Why not? He named a Clinton crony with no foreign-policy experience to be Secretary of State, didn’t he?

Ace wonders if this is about having a dependable yes man at the top. Not really. It’s about having a guy at the top who’s untainted by “torture.” So untainted, in fact, that he’s also untainted by any intel experience whatsoever.

Given his background, Mr. Panetta is a somewhat unusual choice to lead the C.I.A., an agency that has been unwelcoming to previous directors perceived as outsiders, such as Stansfield M. Turner and John M. Deutch. But his selection points up the difficulty Mr. Obama had in finding a C.I.A. director with no connection to controversial counterterrorism programs of the Bush era…

Aides have said Mr.

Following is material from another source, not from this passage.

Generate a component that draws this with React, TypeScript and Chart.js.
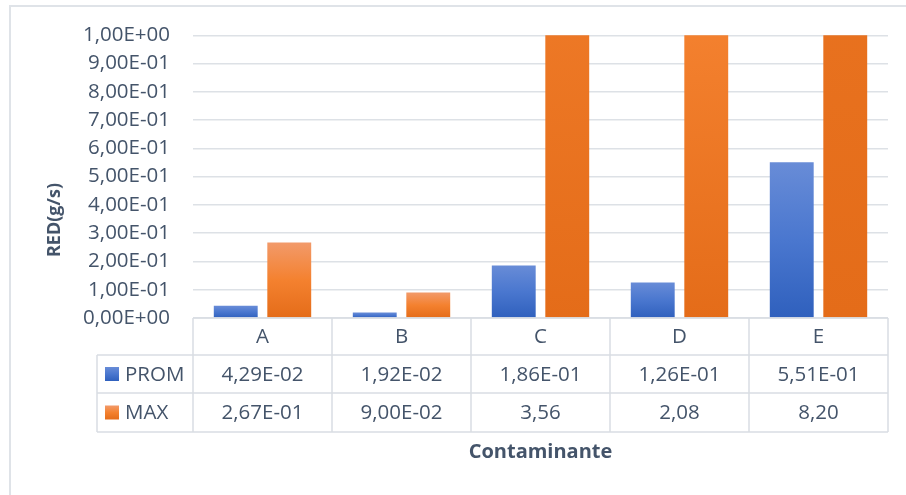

Obama had originally hoped to select a C.I.A. head with extensive field experience, especially in combating terrorist networks. But his first choice for the job, John O. Brennan, had to withdraw his name amidst criticism over his role in the formation of the C.I.A’s detention and interrogation program after the Sept. 11 attacks.

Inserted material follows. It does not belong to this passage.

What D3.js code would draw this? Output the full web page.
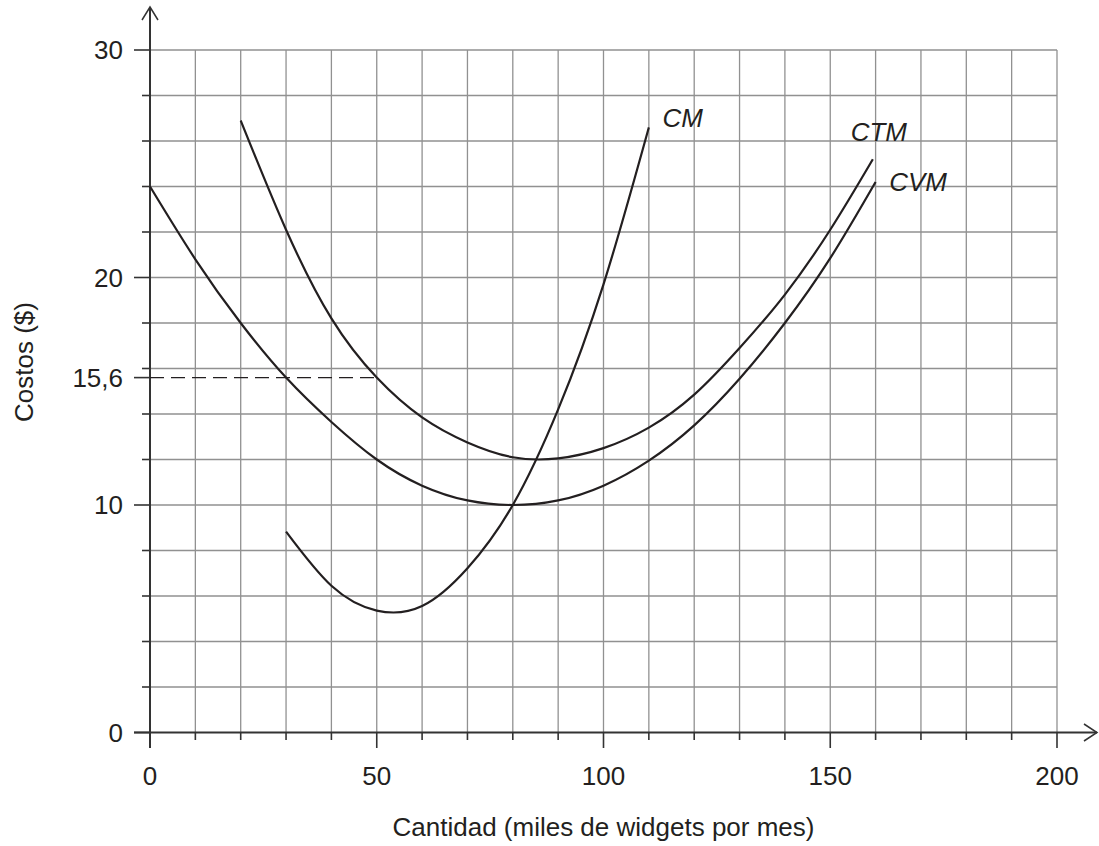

Members of Mr. Obama’s transition also raised concerns about other candidates, even some Democratic lawmakers with intelligence experience. Representative Jane Harman of California, formerly the senior Democrat on the House Intelligence Committee, had hoped to get the job, but she was ruled out as a candidate in part because of her early support for some Bush administration programs like the domestic eavesdropping program.

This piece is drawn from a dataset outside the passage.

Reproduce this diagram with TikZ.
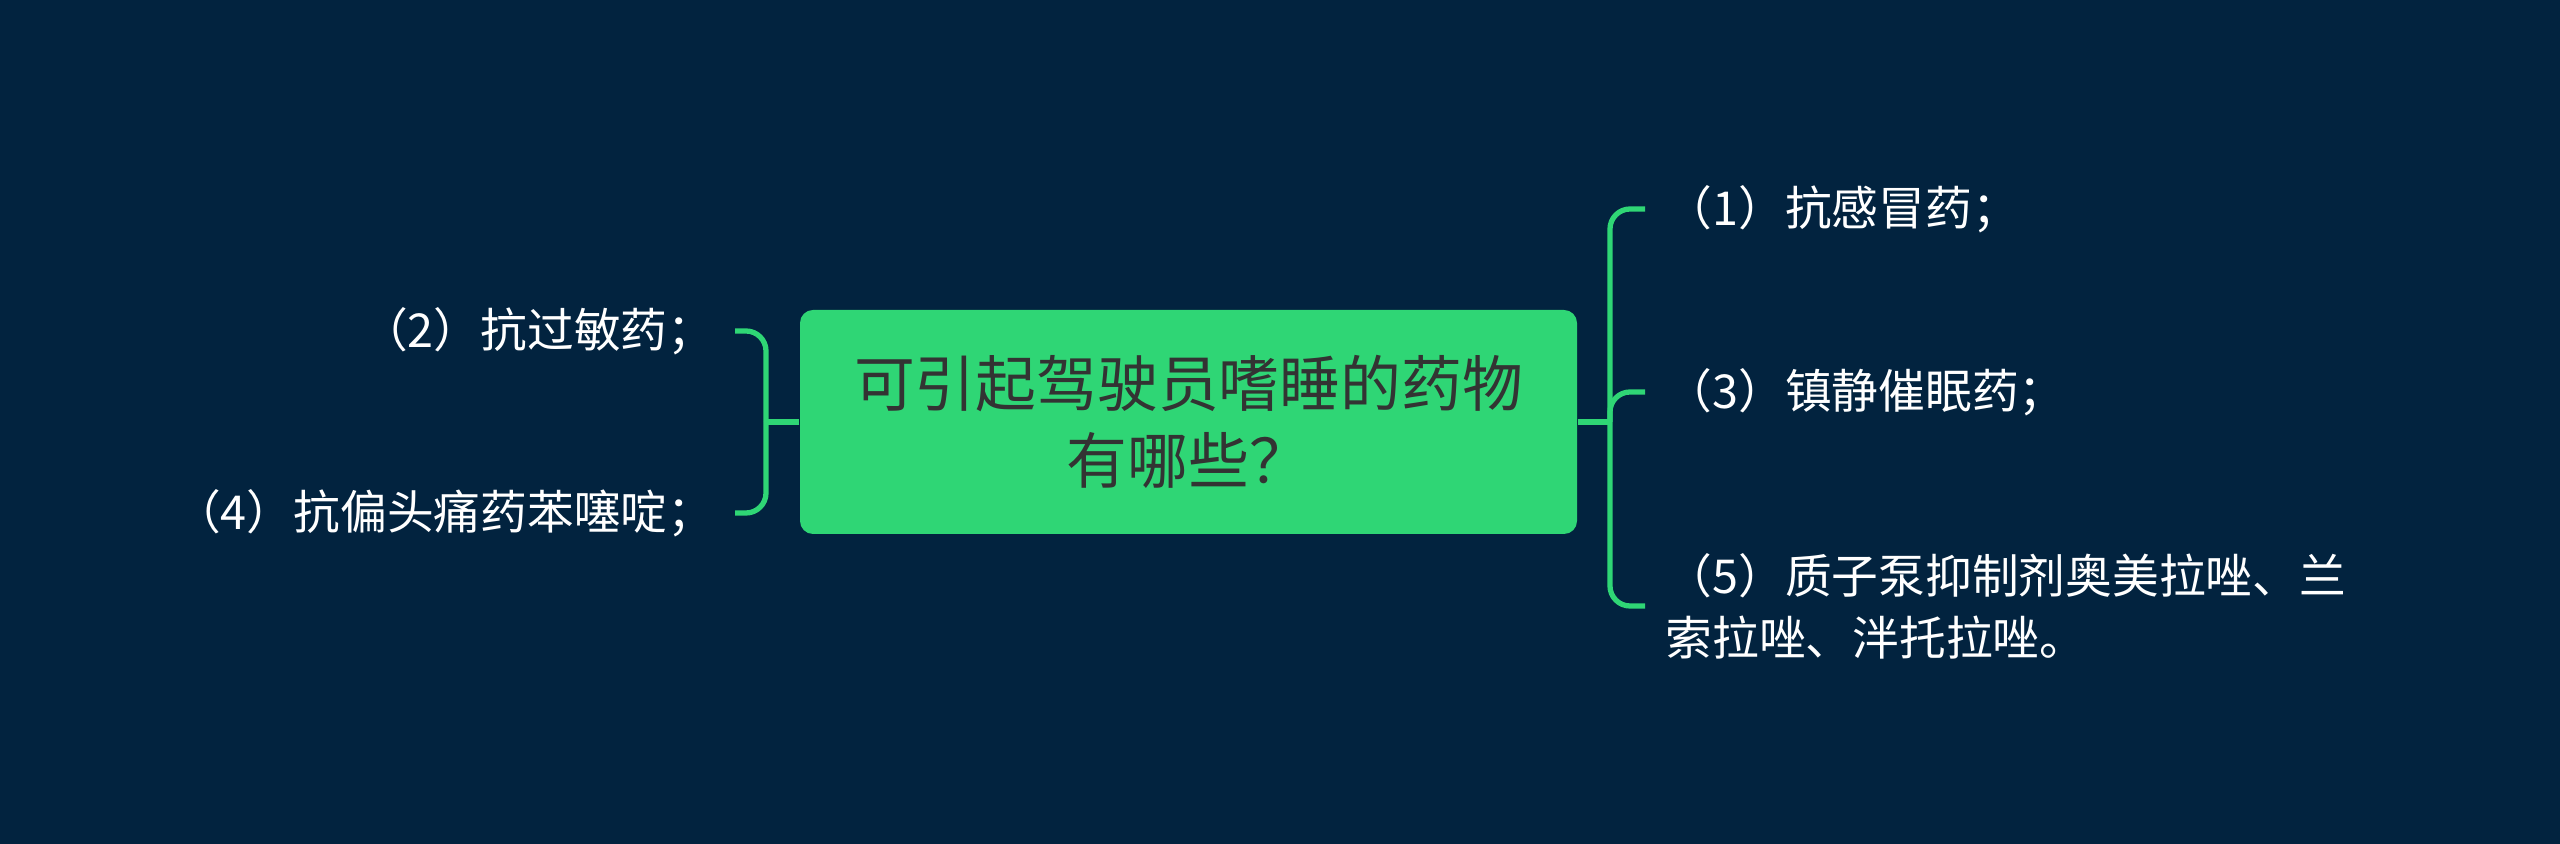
\documentclass[tikz,border=0pt]{standalone}
\usepackage{fontspec}
\newfontfamily\cjk{Noto Sans CJK SC}
\definecolor{bgnavy}{HTML}{02233F}
\definecolor{mapgreen}{HTML}{2FD675}
\definecolor{rootink}{HTML}{333333}
\begin{document}
\begin{tikzpicture}[
    link/.style={draw=mapgreen,line width=1.5pt,rounded corners=2mm},
    root/.style={fill=mapgreen,rounded corners=1.3mm,minimum width=7.77cm,minimum height=2.24cm,align=center,text=rootink,font=\cjk\fontsize{17.3}{22}\selectfont},
    leaf/.style={text=white,align=left,inner xsep=2mm,inner ysep=0pt,font=\cjk\fontsize{13.3}{17.6}\selectfont}]
      \fill[bgnavy](0,0)rectangle(25.6,-8.44);
      \node[root](q)at(11.885,-4.22){可引起驾驶员嗜睡的药物\\有哪些？};
      \node[leaf,anchor=east](a2)at(7.35,-3.31){（2）抗过敏药；};
      \node[leaf,anchor=east](a4)at(7.35,-5.13){（4）抗偏头痛药苯噻啶；};
      \node[leaf,anchor=west](a1)at(16.45,-2.09){（1）抗感冒药；};
      \node[leaf,anchor=west](a3)at(16.45,-3.92){（3）镇静催眠药；};
      \node[leaf,anchor=west](a5)at(16.45,-6.06){（5）质子泵抑制剂奥美拉唑、兰\\索拉唑、泮托拉唑。};
      \coordinate(jl)at(7.66,-4.22);
      \coordinate(jr)at(16.10,-4.22);
      \draw[link](q.west)--(jl);
      \draw[link](jl)|-(a2.east);
      \draw[link](jl)|-(a4.east);
      \draw[link](q.east)--(jr);
      \draw[link](jr)|-(a1.west);
      \draw[link](jr)|-(a3.west);
      \draw[link](jr)|-(a5.west);
    \end{tikzpicture}
\end{document}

Here’s his chief qualification for the job, as near as I can tell. Whether this means Obama’s ready to junk the whole Bush interrogation apparatus or whether he merely wants Panetta as cover to quietly retain certain parts of it — or certain personnel, like Brennan, in lower-profile deputy roles — I guess we’ll see. Meanwhile, Brian Faughnan at Red State forwards an interesting passage from the CIA Library on Panetta’s spending priorities while head of Clinton’s budget office. Read it now, because the GOP’s bound to reference it at the confirmation hearing. Exit quotation: “Was Panetta wrong about the threats the U.S. faces in the 1990s, or was he simply too drive by green eyeshades over national security? Either way, the picture isn’t pretty.”

Update: The confirmation hearing should be fun: Dianne Feinstein and Jay Rockefeller, Democrats both, want to know why The One’s search for a torture-free nominee couldn’t uncover anyone with actual experience. Both of them evidently wanted Steve Kappes, whose recommendation reportedly led the agency to ban waterboarding.